Were it not so, many a cubicle at the offices of Star, Entertainment Tonight, VH-1 and E! would empty; there would be many an awkward pause on The View; and Perez Hilton would melt away shrieking in a turgid vat of acrid goo.

Hannah's a world away from all that sleaze, so who can blame parents for encouraging their daughters to be her fans?

Certainly not me, up to a point — say, face value of the ticket price times two. But come on, people. You are actually shelling out four figures for your little dears to sit on the front row at these shows?

Have they been sick? Have they lost a loved one recently? Did they spend the last year making straight A's and spending all their free time selling hand-squeezed lemonade and handing over the proceeds to Darfur relief? Do they really, really deserve to be lavished with a gift that costs more than the average American makes in a month?

Or is it that we as parents have simply chosen to insulate our children from any and all disappointment?

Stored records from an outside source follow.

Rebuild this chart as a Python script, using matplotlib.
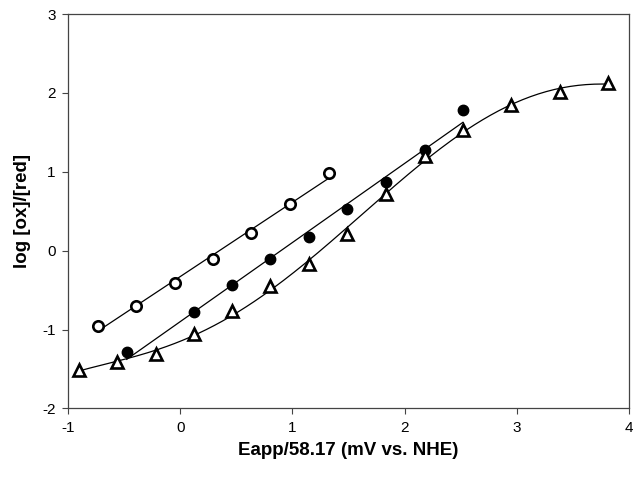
import numpy as np
import matplotlib

matplotlib.use("Agg")
import matplotlib.pyplot as plt

# open circles
open_x = [-0.735, -0.391, -0.051, 0.291, 0.631, 0.978, 1.322]
open_y = [-0.958, -0.695, -0.407, -0.109, 0.225, 0.598, 0.980]

# filled circles
fill_x = [-0.477, 0.118, 0.462, 0.803, 1.147, 1.490, 1.834, 2.178, 2.518]
fill_y = [-1.289, -0.780, -0.436, -0.109, 0.170, 0.527, 0.870, 1.277, 1.786]

# open triangles
tri_x = [-0.904, -0.563, -0.219, 0.122, 0.462, 0.803, 1.147, 1.490,
         1.837, 2.178, 2.518, 2.948, 3.381, 3.807]
tri_y = [-1.509, -1.416, -1.305, -1.060, -0.763, -0.449, -0.169, 0.212,
         0.721, 1.205, 1.527, 1.850, 2.015, 2.130]

x_ticks = [-1, 0, 1, 2, 3, 4]
y_ticks = [-2, -1, 0, 1, 2, 3]

plt.rcParams["font.family"] = ["Liberation Sans", "DejaVu Sans"]
plt.rcParams["axes.unicode_minus"] = False

fig = plt.figure(figsize=(6.42, 4.84), dpi=100)
ax = fig.add_axes([0.106, 0.156, 0.874, 0.815])


def fit_line(xs, ys, deg):
    xs = np.asarray(xs)
    coef = np.polyfit(xs, ys, deg)
    xx = np.linspace(xs.min(), xs.max(), 200)
    return xx, np.polyval(coef, xx)


for xs, ys, deg in [(open_x, open_y, 1), (fill_x, fill_y, 1), (tri_x, tri_y, 5)]:
    xx, yy = fit_line(xs, ys, deg)
    ax.plot(xx, yy, color="black", linewidth=0.9, zorder=2)

ax.plot(open_x, open_y, "o", ms=7.5, mfc="white", mec="black", mew=1.9, zorder=3)
ax.plot(fill_x, fill_y, "o", ms=7.5, mfc="black", mec="black", zorder=3)
ax.plot(tri_x, tri_y, "^", ms=8, mfc="white", mec="black", mew=1.9, zorder=3)

ax.set_xlim(-1, 4)
ax.set_ylim(-2, 3)
ax.set_xticks(x_ticks)
ax.set_yticks(y_ticks)
ax.tick_params(direction="out", length=4, width=0.8, color="#444444",
               labelsize=11, pad=5)
for s in ax.spines.values():
    s.set_color("#444444")
    s.set_linewidth(0.9)

ax.set_xlabel("Eapp/58.17 (mV vs. NHE)", fontsize=13.5, fontweight="bold", labelpad=5)
ax.set_ylabel("log [ox]/[red]", fontsize=13.5, fontweight="bold", labelpad=8)

fig.savefig("out.png", dpi=100)
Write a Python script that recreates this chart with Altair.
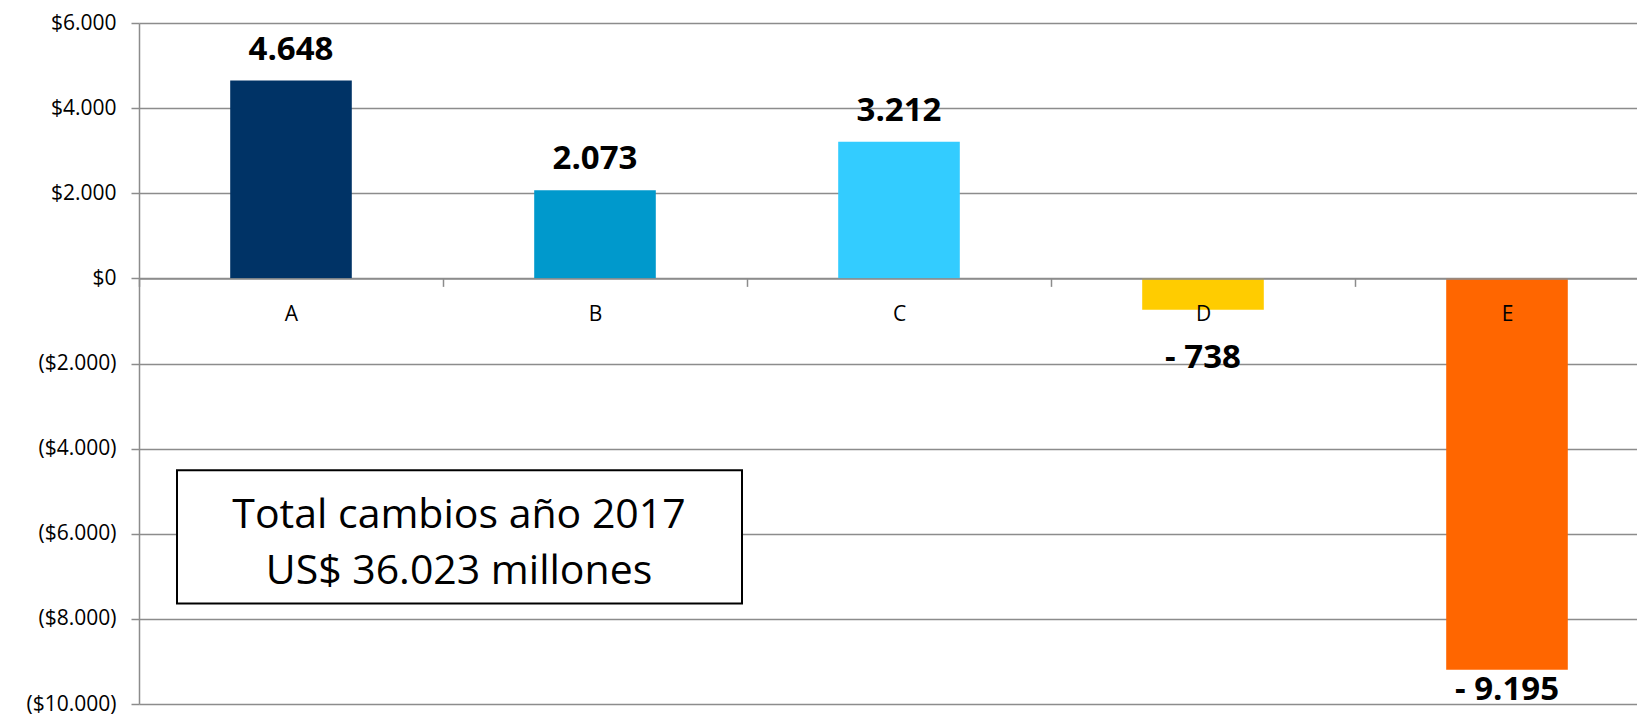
import altair as alt
import pandas as pd

# ---- data ----
categories = ["A", "B", "C", "D", "E"]
values = [4648, 2073, 3212, -738, -9195]
colors = ["#003366", "#0099CC", "#33CCFF", "#FFCC00", "#FF6600"]
y_ticks = [6000, 4000, 2000, 0, -2000, -4000, -6000, -8000, -10000]
box_lines = ["Total cambios año 2017", "US$ 36.023 millones"]


def fmt(v):
    s = f"{abs(v):,}".replace(",", ".")
    return s if v >= 0 else "- " + s


df = pd.DataFrame({"cat": categories, "value": values,
                   "label": [fmt(v) for v in values]})

# ---- layout / style ----
W, H = 1498, 681
STEP = 304
Y_MIN, Y_MAX = -10000, 6000
FONT = "Open Sans"
GRID = "#8c8c8c"
AXIS_FS = 21
SCALE_Y = H / 690.0
REF_TOP = 22.7

zero_offset = -H * (0 - Y_MIN) / (Y_MAX - Y_MIN)

x_scale = alt.Scale(domain=categories, range=[0, STEP * len(categories)],
                    paddingInner=0, paddingOuter=0)
y_scale = alt.Scale(domain=[Y_MIN, Y_MAX], nice=False)

label_expr = ("datum.value >= 0 ? '$' + replace(format(datum.value, ','), ',', '.')"
              " : '($' + replace(format(-datum.value, ','), ',', '.') + ')'")

x_enc = alt.X("cat:N", scale=x_scale, sort=categories,
              axis=alt.Axis(title=None, orient="bottom", offset=zero_offset,
                            labelAngle=0, labelFont=FONT, labelFontSize=AXIS_FS,
                            labelColor="#000000", labelPadding=17,
                            tickBand="extent", tickSize=8, tickColor=GRID,
                            tickWidth=1.5, domainColor=GRID, domainWidth=1.5,
                            grid=False, zindex=1))
y_enc = alt.Y("value:Q", scale=y_scale,
              axis=alt.Axis(title=None, values=y_ticks, labelExpr=label_expr,
                            labelFont=FONT, labelFontSize=AXIS_FS,
                            labelColor="#000000", labelPadding=15,
                            tickSize=8, tickColor=GRID, tickWidth=1.5,
                            domainColor=GRID, domainWidth=1.5,
                            grid=True, gridColor=GRID, gridWidth=1.5))

base = alt.Chart(df)

bars = base.mark_bar(width=alt.RelativeBandSize(0.4)).encode(
    x=x_enc,
    y=y_enc,
    y2=alt.datum(0),
    color=alt.Color("cat:N", scale=alt.Scale(domain=categories, range=colors),
                    legend=None),
)

label_style = dict(font=FONT, fontSize=33, fontWeight="bold",
                   baseline="alphabetic", color="#000000")
label_enc = dict(x=alt.X("cat:N", sort=categories), y="value:Q", text="label:N")

pos_labels = base.transform_filter("datum.value >= 0").mark_text(
    dy=-21, **label_style).encode(**label_enc)

# short negative bars: label drops below the category label
neg_short = base.transform_filter("datum.value < 0 && datum.value > -2000").mark_text(
    dy=58, **label_style).encode(**label_enc)

neg_long = base.transform_filter("datum.value <= -2000").mark_text(
    dy=30, **label_style).encode(**label_enc)

box_df = pd.DataFrame({"k": [0]})
box = alt.Chart(box_df).mark_rect(fill="white", stroke="#000000",
                                  strokeWidth=2).encode(
    x=alt.value(38), x2=alt.value(603),
    y=alt.value((471.7 - REF_TOP) * SCALE_Y + 4),
    y2=alt.value((606.7 - REF_TOP) * SCALE_Y + 4),
)

box_text_layers = []
for i, line in enumerate(box_lines):
    box_text_layers.append(
        alt.Chart(box_df).mark_text(
            text=line, font=FONT, fontSize=41, baseline="alphabetic",
            align="center", color="#000000"
        ).encode(x=alt.value(320),
                 y=alt.value((526 + 57 * i - REF_TOP) * SCALE_Y + 8))
    )

chart = alt.layer(bars, pos_labels, neg_short, neg_long, box,
                  *box_text_layers).properties(
    width=W, height=H,
    autosize=alt.AutoSizeParams(type="none"),
    padding={"left": 131, "top": 15, "right": 0, "bottom": 14},
    background="white",
).configure_view(stroke=None)

chart.save("out.html", embed_options={"renderer": "svg", "actions": False})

Or worse still, is some of this even about our children at all?

I have a sneaking suspicion that a number of those who have bid up prices to these astronomical levels are people who just can't wait to get at the other moms in the play group with a little comment like this: "My gosh, it sure was hard getting those Hannah Montana tickets for Grace. I called and called and called but I never got through, and I had Maria go down and wait in line for us, but she couldn't get a ticket either. So I went on eBay and they had some front-row seats there, and well..."

Of course, you wouldn't be so gauche as to let slip how much you paid for them — unless, of course they pried it out of you via Chardonnay-boarding — but you would have the satisfaction of knowing that they know.


And as for those girls who cannot go because the likes of you have raised the price through the roof, there's your true Cinderellas right there, staying at home crying their eyes out.